Przy okazji wizyty w punkcie serwisowym, warto też sprawdzić stan koła zapasowego. A do bagażnika zapakować takie użyteczne sprzęty jak odmrażacz do zamków, skrobaczka, łopatka do śniegu i linka holownicza.
Kwestią, której nie można zaniedbać przygotowując auto do zimy jest także skontrolowanie i uzupełnienie płynów eksploatacyjnych, przede wszystkim w układzie chłodzenia. Żeby to sprawdzić samodzielnie, trzeba po prostu podnieść maskę silnika i zobaczyć czy poziom płynu w zbiorniku nie jest poniżej kreski oznaczającej minimum i powyżej maksimum. Warto też ocenić odporność płynu na zamarzanie. W naszej strefie klimatycznej używa się środków, które dobrze radzą sobie w temperaturze do minus 25 stopni.
- W razie potrzeby można dolać koncentratu obniżającego krzepliwość cieczy, ale trzeba z tym uważać, bo zbyt duża dawka, może wywołać skutek odwrotny, czyli obniżyć odporność na zamarzanie - zauważa Wojciech Koszewnik z Sieńko i Syn. - Jeżeli płyn będzie nieodpowiedni, grozi to jego zamarznięciem, a w rezultacie pęknięciem bloku czy głowicy i zniszczeniem silnika.
Instrukcja obsługi każdego samochodu zawiera specyfikację określającą parametry płynów eksploatacyjnych jakich należy używać. A jeśli takowa gdzieś się zawieruszy, można zgłosić się do serwisu danej marki. Usługa polegająca na sprawdzeniu odporności środka na mróz też na ogół wykonywana jest bezpłatnie.
Przed zimą pamiętajmy również o wymianie płynu do spryskiwaczy. Preparaty letnie zamarzają w przewodach – a w skrajnych przypadkach puchnący lód może spowodować pęknięcie zbiornika płynu spryskiwaczy.
Każdemu kierowcy zdarzyła się też chyba taka zimowa sytuacja, kiedy wracając do pozostawionego na parkingu auta z trudem otwiera przymarznięte drzwi. Winna jest temu różnica temperatury wewnątrz samochodu i na zewnątrz…
Nie bagatelizujmy więc samochodowej kosmetyki. Uszczelki przy drzwiach najlepiej konserwować specjalnymi preparatami. Kiedyś smarowano je wazeliną techniczną, dzisiaj stosuje się wygodne w użyciu spraye.
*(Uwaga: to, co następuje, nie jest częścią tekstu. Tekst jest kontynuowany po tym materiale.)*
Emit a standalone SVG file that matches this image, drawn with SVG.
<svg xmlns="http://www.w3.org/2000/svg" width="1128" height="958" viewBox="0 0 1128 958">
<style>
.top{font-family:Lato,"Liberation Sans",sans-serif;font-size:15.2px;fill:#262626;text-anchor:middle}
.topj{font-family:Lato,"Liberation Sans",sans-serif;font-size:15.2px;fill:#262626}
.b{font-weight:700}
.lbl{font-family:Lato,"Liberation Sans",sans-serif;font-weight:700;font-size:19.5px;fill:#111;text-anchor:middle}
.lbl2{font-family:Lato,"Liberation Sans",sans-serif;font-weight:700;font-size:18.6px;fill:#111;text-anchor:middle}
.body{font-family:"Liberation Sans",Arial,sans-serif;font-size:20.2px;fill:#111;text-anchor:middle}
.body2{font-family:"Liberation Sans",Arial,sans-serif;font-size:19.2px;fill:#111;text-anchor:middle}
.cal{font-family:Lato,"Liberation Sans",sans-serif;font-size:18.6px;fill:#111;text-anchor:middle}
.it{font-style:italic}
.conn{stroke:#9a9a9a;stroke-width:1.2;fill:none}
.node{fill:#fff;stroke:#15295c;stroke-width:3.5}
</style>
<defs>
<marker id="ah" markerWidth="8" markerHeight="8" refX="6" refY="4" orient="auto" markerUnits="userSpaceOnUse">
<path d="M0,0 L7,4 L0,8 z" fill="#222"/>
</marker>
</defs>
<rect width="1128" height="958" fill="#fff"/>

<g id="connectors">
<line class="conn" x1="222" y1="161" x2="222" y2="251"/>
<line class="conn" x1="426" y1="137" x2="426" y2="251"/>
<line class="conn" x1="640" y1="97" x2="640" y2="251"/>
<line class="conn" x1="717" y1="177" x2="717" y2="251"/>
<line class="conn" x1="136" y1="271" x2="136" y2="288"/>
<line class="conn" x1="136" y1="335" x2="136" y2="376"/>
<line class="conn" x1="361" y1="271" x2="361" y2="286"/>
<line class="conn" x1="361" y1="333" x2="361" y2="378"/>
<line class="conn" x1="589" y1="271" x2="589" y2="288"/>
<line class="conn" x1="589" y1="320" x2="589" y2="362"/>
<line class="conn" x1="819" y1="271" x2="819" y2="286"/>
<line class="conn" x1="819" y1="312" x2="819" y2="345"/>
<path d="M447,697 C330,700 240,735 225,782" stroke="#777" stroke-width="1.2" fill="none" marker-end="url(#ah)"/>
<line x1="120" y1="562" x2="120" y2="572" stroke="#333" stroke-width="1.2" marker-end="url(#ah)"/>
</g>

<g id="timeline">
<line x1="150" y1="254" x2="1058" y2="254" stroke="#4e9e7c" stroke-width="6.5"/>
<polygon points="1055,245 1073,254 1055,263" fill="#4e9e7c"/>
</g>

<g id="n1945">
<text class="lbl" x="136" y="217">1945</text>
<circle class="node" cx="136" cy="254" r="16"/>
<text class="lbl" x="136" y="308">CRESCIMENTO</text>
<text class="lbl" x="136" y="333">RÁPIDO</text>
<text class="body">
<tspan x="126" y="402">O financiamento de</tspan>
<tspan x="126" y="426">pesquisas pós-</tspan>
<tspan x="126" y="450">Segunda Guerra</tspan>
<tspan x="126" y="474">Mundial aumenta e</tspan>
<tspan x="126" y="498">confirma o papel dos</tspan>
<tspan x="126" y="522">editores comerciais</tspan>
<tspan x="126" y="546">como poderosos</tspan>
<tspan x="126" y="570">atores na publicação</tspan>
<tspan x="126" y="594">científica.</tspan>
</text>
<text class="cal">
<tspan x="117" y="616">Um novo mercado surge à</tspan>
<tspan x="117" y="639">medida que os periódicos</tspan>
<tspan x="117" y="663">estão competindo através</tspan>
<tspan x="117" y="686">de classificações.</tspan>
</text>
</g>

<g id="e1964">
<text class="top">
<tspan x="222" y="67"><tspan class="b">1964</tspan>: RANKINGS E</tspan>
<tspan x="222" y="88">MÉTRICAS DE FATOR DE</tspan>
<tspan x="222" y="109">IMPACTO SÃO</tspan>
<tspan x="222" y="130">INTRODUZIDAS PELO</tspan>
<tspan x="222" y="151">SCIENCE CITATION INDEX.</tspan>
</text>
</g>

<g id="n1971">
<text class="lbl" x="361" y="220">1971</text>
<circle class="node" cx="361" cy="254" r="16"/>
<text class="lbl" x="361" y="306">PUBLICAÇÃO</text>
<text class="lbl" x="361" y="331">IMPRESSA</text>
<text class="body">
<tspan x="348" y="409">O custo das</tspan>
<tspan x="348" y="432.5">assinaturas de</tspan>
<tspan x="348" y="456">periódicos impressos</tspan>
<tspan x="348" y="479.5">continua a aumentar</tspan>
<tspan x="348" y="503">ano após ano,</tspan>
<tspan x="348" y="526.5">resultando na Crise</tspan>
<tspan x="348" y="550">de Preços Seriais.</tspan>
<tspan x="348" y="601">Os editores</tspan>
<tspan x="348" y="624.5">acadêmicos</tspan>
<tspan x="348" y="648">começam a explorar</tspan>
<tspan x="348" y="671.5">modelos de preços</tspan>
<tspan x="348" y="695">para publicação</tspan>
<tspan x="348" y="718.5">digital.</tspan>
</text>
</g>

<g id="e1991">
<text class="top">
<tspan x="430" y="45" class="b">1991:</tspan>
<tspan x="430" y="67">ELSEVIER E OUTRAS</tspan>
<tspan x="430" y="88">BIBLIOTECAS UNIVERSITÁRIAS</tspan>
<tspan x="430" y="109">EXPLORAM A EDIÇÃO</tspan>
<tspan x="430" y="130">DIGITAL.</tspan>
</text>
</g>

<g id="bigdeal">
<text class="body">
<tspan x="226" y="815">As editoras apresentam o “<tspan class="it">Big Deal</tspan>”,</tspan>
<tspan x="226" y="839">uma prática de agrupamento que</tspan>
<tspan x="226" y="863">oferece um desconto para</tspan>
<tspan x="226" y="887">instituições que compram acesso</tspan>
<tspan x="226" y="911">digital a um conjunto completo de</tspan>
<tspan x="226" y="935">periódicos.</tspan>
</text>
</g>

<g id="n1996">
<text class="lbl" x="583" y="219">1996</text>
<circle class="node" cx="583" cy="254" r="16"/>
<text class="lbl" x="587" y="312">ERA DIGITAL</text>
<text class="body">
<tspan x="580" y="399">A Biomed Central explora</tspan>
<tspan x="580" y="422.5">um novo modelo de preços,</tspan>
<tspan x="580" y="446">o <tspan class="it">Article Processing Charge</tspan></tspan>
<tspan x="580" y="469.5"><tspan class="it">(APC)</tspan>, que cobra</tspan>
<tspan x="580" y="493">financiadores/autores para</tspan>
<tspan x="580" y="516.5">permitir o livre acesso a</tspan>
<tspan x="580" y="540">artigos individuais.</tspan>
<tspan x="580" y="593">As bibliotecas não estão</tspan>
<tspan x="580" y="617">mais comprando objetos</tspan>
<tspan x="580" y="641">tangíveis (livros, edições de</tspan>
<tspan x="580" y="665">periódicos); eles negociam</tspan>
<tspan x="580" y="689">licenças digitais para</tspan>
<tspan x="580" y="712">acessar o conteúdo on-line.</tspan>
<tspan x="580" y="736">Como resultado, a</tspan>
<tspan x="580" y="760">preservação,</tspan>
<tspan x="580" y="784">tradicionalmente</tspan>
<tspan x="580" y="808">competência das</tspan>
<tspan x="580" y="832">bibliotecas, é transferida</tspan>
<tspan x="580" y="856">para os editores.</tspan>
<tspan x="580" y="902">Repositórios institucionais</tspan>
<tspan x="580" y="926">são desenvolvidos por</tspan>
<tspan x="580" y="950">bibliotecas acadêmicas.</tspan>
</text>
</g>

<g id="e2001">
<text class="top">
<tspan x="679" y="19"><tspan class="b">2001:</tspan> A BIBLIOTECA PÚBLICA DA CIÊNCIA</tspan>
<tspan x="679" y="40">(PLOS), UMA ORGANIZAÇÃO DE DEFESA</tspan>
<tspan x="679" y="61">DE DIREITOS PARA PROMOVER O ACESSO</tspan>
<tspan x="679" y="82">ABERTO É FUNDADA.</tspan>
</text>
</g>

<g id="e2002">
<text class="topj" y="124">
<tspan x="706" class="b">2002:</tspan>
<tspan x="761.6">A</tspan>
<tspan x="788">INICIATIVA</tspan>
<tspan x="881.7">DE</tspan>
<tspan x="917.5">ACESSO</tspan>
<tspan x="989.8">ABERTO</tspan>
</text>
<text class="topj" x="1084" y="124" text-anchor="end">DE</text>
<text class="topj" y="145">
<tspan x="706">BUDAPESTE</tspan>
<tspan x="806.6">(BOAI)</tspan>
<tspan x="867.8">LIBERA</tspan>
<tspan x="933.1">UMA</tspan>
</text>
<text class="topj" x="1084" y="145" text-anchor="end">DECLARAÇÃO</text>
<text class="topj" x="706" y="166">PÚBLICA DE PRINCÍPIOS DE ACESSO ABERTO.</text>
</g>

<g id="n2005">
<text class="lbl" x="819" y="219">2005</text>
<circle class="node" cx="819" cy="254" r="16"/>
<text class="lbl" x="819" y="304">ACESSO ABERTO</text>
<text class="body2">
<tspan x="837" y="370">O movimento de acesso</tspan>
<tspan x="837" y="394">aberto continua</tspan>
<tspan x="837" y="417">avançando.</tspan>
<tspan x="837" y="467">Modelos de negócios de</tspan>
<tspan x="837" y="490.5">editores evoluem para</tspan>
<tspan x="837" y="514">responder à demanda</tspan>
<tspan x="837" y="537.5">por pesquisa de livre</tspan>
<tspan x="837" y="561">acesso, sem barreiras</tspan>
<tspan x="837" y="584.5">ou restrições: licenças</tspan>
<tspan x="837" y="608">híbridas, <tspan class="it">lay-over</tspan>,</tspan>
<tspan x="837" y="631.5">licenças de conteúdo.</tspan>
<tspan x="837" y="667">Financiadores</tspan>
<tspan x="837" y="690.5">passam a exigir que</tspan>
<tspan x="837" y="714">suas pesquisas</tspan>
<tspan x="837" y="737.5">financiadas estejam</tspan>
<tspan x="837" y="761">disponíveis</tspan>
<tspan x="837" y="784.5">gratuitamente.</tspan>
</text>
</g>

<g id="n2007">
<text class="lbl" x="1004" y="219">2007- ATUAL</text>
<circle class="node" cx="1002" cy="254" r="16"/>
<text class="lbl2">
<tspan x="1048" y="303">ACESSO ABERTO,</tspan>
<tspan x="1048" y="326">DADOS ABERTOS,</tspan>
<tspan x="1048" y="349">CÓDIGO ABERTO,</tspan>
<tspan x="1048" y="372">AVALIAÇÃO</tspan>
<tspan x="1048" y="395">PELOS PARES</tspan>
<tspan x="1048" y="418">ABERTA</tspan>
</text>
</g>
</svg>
Eliminuje to także problem brudzenia ubrań przy wsiadaniu i wysiadaniu, co jest szczególnie ważne dla pań. Dobrze jest wymienić dywaniki z welurowych na gumowe, które mniej chłoną wodę i ułatwią utrzymanie czystości w samochodzie.
Zimą częściej też myjemy auto, żeby pozbyć się soli i pośniegowego błota. Wielu kierowców wybiera opcję z woskowaniem. Coraz popularniejsze jest też nakładanie powłok nanotechnologicznych czy ceramicznych. Kosztują niemało, ale zabezpieczają karoserię na co najmniej rok.